Use two pointers, one at the start one at the end, then: while right is 0 and right > left: - move right to the left while left < right: if left is zero: swap left and right move right to the first non-zero number to the left move left to the right
We dont even have to use any extra memory. We can modify the array in-place for O(n) time complexity as well. This is what I came up with in C. /* * Takes in an array of integers and its length, and returns an array of * the same length with the same elements, but with all the 0s moved to * the end of the array. */ void int_arr_shift_0(int length, int *array) { int current_index = 0; for (int i = 0; i < length; i++) { int item = array[i]; if (item != 0) { array[current_index] = item; current_index++; } } for (int i = current_index; i < length; i++) { array[i] = 0; } }
The first approach is terrible, although it works by accident. Mutating array during iteration is a bad idea; it skips the next item after you removes the current item (this can be seen by adding a print statement to the loop). It works because it do enough time of remove/append.

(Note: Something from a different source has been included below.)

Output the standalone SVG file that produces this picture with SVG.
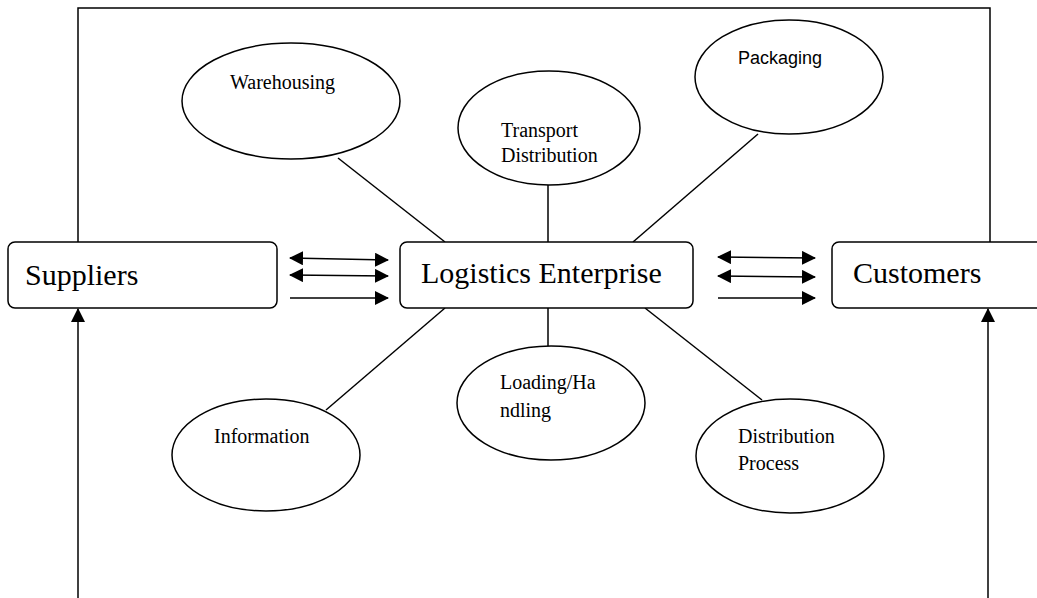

When I saw your title and cover I thought you were talking about this...
I had encountered the problem you are mentioning here, around 2 years ago and it took me a month for find and remove it. I have to say it was a nightmare. now I see the code that does that I'm scared to death.
Oh. Right, that’s why it does not infinite loop at the end. If he recheck the same position then it will.
yeah i was wondering wouldent it cause an inf loop or dropped inputs.
I thought the exact same, but the video turned out different than I thought
that is also what i thought
Another easy optimization might be to populate t with zeroes. Then appending each time won't have to create another copy if overflown. It also has the added bonus that you don't have to extend with zeroes.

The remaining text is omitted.